The three-day security summit, beginning Friday at the Shangri-La Hotel, will host more than 550 delegates from 40 countries. It is considered the region’s premier platform for defense diplomacy.
Hegseth is slated to speak Saturday morning, when he is expected to emphasize the theme of “peace through strength” — a central message of his March trip to the Indo-Pacific, his first as defense secretary.
In recent years, defense officials from the United States and China have used the Shangri-La Dialogue to lay out competing visions of a security order in the Indo-Pacific.
However, Chinese Defense Minister Dong Jun has not been confirmed as attending this year’s gathering.
Last year, he and then-Defense Secretary Lloyd Austin wrangled over Beijing’s large-scale military maneuvers around Taiwan and its aggressive patrolling in the South China Sea.
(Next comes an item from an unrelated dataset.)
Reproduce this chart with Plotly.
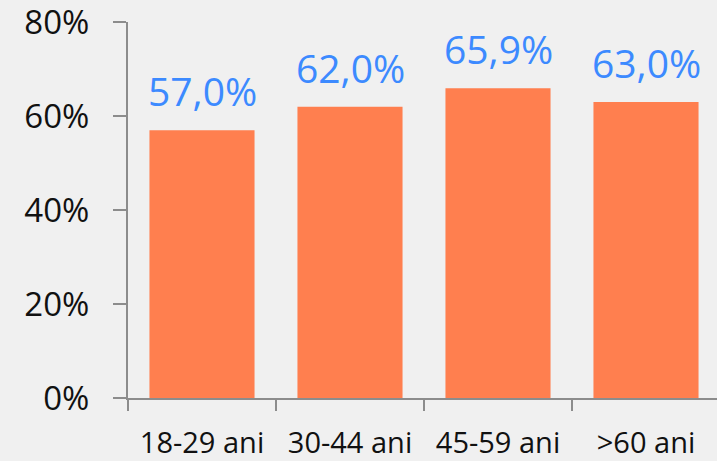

Jun characterized Washington as an outsider poking its nose into the affairs of Pacific nations, while the U.S. and its allies pushed back on what they described as Chinese coercion.
In last year’s keynote address, Philippine President Ferdinand R. Marcos Jr. slammed China for “illegal, coercive, aggressive and deceptive actions” that violated his country’s sovereignty.
French President Emmanuel Macron will deliver this year’s keynote speech Friday evening, according to the summit agenda. France has longstanding ties to the Indo-Pacific through overseas territories such as New Caledonia, French Polynesia and Wallis and Futuna, and regularly conducts military exercises in the region with U.S., Japanese, South Korean and Australian forces.
On Saturday afternoon, Malaysian Prime Minister Anwar Ibrahim will give a special address.
Hegseth will hold bilateral meetings with newly appointed Singapore Prime Minister Lawrence Wong and other senior leaders, the Pentagon said in a news release. He is also expected to participate in several multinational meetings with defense officials from key regional partners.
During his spring trip to Hawaii, Guam, the Philippines and Japan, Hegseth sought to reassure allies and partner nations in the region that the U.S. will continue to play a leading role in the region — despite the president’s go-it-alone precept.
“President Donald Trump has made it clear that we will achieve peace through strength, through an America First approach,” Hegseth said in a March 25 speech in Honolulu.
“But America First does not mean America only or America alone, ignoring allies and partners,” he said. “It means that our military-to-military relationships must make sense for the United States and for our friends.”
In that same speech, however, Hegseth hinted at the administration’s intent to “right-size the obligations and responsibilities needed for modern deterrence and defense” in the Pacific.
“Where there are imbalances, we will fix them,” he said.